Start of Records supplied

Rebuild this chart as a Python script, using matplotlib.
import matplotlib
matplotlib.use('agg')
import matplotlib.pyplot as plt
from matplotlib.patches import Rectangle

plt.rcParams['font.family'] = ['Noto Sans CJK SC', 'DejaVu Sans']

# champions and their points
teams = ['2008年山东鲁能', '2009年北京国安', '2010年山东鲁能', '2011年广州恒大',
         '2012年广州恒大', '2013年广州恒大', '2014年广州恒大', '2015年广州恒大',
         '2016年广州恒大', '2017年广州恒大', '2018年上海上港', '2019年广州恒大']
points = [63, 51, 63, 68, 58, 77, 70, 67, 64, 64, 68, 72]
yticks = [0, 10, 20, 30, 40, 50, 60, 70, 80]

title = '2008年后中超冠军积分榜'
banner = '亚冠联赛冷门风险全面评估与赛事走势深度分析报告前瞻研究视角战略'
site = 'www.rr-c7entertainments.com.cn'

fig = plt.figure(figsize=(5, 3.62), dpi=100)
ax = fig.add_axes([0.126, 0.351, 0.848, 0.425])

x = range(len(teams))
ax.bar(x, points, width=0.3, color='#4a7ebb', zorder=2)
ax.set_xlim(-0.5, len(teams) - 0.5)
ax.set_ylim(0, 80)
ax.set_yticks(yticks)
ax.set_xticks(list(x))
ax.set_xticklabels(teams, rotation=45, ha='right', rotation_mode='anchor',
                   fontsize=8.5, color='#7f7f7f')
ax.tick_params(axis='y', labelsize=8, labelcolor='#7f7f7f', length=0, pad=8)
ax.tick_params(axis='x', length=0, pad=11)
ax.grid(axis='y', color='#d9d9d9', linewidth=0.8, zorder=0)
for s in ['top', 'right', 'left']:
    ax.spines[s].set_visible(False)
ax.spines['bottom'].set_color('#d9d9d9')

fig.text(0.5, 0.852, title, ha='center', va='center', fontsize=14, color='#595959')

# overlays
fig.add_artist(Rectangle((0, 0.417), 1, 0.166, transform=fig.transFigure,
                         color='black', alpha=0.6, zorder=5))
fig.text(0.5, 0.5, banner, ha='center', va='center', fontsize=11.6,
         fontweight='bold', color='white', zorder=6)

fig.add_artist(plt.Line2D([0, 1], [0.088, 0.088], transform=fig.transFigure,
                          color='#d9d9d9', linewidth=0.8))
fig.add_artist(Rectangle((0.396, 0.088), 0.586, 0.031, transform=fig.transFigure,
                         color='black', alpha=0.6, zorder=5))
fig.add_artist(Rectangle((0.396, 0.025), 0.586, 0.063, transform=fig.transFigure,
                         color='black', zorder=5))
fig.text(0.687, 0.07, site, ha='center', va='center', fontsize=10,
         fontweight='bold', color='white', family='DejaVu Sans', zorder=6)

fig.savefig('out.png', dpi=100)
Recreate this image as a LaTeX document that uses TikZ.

End of Records supplied

**Job**: Copy all lines from the material that hold "matplotlib".

**Result**:
Rebuild this chart as a Python script, using matplotlib.
import matplotlib
matplotlib.use('agg')
import matplotlib.pyplot as plt
from matplotlib.patches import Rectangle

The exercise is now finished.